Mandò anco il papa a Trento le censure sopra quei capitoli, fatte da diversi cardinali, prelati, teologi e canonisti di Roma, ordinando che si differisse a parlar di quella materia quanto piú si poteva; che l'articolo della residenza e gl'abusi spettanti al sacramento dell'ordine averiano dato trattenimento per molti giorni, e quando vi fosse stata necessità di proponer quei articoli, incomminciassero da' meno pregiudiciali, che appartengono a' costumi e dottrina, differendo parlar de' riti e della materia beneficiale; e pur costretti a parlar sopra di questi ancora, communicate le obiezzioni co' prelati amorevoli, gli mettessero in discussione e controversia, e fra questo tempo egli gl'averebbe ordinato quel di piú che avesse deliberato: tanto scrisse a' legati.
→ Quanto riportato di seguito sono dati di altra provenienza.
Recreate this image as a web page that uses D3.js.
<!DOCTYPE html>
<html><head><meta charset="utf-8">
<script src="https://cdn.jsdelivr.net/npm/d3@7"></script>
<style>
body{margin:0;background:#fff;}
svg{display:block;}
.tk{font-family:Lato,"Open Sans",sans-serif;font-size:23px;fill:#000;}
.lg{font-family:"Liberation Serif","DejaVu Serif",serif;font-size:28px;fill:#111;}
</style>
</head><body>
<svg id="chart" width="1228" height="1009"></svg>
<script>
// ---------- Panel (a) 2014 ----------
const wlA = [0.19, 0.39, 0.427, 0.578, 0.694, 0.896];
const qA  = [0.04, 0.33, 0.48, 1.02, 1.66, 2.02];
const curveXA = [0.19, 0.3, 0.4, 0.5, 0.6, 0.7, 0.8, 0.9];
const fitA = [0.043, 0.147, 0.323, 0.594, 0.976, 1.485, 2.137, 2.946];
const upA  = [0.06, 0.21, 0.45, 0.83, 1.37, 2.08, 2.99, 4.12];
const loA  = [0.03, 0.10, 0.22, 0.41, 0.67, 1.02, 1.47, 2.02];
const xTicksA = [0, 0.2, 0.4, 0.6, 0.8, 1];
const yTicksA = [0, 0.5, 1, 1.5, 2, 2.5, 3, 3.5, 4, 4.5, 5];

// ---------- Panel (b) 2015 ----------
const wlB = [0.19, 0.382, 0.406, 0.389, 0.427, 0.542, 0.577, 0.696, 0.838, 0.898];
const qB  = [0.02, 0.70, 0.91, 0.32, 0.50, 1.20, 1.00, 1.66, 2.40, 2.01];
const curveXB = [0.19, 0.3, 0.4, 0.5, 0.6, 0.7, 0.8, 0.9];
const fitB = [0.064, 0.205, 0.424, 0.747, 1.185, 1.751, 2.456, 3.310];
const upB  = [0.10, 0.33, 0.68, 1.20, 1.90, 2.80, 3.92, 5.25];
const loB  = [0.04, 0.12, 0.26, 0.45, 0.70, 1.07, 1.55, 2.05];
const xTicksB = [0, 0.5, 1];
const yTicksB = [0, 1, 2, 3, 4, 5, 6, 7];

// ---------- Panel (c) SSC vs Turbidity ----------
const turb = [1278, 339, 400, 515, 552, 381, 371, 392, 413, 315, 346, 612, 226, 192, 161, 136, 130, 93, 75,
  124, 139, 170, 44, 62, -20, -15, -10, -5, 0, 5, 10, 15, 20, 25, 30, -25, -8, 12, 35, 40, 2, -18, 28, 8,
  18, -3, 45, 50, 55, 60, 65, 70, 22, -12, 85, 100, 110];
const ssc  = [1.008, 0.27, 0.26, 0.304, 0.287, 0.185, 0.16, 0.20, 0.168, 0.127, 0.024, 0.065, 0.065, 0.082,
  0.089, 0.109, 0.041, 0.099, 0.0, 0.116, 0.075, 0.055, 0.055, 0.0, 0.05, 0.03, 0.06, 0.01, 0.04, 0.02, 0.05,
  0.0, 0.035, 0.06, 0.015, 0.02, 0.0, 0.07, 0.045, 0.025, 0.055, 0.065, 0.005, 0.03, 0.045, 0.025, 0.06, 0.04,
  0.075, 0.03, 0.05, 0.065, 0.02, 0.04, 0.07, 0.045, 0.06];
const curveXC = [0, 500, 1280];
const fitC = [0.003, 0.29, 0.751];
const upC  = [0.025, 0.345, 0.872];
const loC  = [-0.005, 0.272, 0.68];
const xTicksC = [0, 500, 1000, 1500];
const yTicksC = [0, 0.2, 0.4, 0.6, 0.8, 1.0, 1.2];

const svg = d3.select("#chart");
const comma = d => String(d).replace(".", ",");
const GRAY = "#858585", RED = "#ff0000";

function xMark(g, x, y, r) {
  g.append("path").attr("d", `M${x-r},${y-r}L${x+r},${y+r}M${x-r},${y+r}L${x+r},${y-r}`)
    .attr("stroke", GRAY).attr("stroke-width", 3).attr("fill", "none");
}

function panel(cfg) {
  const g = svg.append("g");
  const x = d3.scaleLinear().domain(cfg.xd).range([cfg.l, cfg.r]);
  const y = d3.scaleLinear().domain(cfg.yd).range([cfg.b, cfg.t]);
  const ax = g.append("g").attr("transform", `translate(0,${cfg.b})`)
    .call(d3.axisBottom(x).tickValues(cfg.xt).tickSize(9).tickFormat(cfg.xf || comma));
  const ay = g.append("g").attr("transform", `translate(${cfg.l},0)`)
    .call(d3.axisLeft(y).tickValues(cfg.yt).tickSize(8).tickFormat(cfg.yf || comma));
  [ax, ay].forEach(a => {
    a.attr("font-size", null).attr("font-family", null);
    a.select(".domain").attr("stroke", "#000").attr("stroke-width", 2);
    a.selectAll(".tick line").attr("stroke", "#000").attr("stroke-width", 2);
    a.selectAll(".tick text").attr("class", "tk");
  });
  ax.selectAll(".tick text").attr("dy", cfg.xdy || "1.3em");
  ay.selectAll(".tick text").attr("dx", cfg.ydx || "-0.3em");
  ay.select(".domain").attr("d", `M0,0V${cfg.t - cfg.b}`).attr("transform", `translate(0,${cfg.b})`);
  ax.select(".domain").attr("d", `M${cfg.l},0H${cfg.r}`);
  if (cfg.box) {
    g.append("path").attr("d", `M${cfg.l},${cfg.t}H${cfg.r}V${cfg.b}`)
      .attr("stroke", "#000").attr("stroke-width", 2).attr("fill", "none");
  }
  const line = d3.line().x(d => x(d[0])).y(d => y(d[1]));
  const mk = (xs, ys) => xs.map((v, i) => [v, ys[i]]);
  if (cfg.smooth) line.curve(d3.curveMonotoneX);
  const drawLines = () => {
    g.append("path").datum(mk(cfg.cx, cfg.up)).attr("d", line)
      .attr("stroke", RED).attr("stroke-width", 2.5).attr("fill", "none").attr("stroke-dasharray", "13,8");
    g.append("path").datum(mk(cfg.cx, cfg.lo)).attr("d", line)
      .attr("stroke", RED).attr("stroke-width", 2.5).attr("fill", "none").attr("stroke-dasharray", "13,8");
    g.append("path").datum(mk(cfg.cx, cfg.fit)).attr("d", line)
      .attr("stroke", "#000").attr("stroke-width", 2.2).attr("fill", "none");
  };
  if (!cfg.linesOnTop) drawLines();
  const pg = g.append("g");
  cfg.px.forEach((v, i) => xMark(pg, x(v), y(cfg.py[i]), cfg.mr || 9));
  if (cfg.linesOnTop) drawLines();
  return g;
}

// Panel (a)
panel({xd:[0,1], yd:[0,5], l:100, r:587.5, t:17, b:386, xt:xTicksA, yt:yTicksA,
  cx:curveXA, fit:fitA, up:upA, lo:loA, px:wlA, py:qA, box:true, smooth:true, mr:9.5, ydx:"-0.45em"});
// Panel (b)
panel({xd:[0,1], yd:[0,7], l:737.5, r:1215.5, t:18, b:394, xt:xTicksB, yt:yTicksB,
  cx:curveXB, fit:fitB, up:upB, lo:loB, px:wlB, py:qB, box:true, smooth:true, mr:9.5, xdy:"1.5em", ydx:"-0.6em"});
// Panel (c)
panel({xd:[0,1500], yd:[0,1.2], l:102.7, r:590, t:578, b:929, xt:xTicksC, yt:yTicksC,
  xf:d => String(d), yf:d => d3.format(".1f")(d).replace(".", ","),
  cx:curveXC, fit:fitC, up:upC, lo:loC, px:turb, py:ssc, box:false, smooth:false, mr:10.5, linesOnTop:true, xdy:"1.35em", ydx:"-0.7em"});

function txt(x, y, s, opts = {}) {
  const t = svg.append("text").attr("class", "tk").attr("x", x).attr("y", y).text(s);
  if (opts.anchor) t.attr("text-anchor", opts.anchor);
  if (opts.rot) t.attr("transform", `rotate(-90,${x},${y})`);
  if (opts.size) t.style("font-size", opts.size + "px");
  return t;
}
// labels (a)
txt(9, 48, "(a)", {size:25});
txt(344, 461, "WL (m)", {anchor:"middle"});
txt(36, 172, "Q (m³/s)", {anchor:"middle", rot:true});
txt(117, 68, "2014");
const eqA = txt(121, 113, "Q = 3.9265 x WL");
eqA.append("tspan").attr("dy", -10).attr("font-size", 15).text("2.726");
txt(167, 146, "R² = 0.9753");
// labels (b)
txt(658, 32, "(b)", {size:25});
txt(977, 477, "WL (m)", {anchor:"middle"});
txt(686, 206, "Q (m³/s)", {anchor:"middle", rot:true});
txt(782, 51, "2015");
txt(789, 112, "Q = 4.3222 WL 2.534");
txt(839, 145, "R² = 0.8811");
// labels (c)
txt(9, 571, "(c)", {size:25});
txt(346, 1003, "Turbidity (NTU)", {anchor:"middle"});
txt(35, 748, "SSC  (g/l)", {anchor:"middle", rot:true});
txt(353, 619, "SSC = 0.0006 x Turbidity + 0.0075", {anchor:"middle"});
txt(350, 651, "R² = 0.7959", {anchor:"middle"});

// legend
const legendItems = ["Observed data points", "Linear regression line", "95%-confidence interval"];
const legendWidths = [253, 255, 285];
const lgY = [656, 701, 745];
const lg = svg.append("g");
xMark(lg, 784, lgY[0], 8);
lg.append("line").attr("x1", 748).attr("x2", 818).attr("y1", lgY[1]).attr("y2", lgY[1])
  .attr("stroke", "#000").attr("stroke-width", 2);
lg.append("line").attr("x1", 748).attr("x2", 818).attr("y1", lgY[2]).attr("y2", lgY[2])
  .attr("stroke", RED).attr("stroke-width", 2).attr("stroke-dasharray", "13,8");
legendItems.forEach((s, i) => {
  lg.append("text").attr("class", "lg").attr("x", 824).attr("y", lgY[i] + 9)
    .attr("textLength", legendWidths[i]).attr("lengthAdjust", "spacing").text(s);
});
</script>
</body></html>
Poi, in fine del mese, in consistoro espose come li maggior prencipi del cristianesmo dimandavano riforma, che non poteva esser negata né con vere raggioni, né con pretesti; però era risoluto, per dar buon essempio e non mancar del suo debito, incomminciar da se medesimo, provedendo agl'abusi della dataria, levando le coadiutorie, li regressi e le renoncie a favore, e che dovessero li cardinali non solo con loro voto acconsentirvi, ma anco farlo noto a tutti. Da molti fu commendata assolutamente la buona intenzione di Sua Santità, da altri fu considerato che quegl'usi erano introdotti per levar abusi maggiori di manifeste simonie e patti illeciti, e che conveniva aver prima buon avvertimento che, levando questi tolerabili, quali finalmente non sono se non contra leggi umane, non si aprisse la porta al ritorno di quelli che sono contra le leggi divine. Il cardinale di Trento particolarmente disse che sarebbe stato di gran pregiudicio levar le coadiutorie in Germania, perché, essendo congionti quei vescovati con li principati, quando non avessero potuto ottener coadiutorie di tutti doi insieme, averebbono introdotto il farlo nel principato solamente, e cosí s'averebbe diviso il temporale dallo spirituale, con total esterminio della Chiesa. Il cardinale Navaggiero contradisse al far differente la Germania, dicendo che i tedeschi, essendo stati li primi a dimandar riforma, dovevano esservi compresi. Narrò poi il pontefice quanti tentativi erano proposti in concilio contra li privilegii della Chiesa romana, parlò delle annate, delle riservazioni e delle prevenzioni; disse che erano sussidii necessarii per mantenimento del papa e del collegio de' cardinali, de' quali come essi participavano, cosí era giusto che s'adoperassero in mantenergli, e che voleva mandar un numero di loro a Trento per defendergli.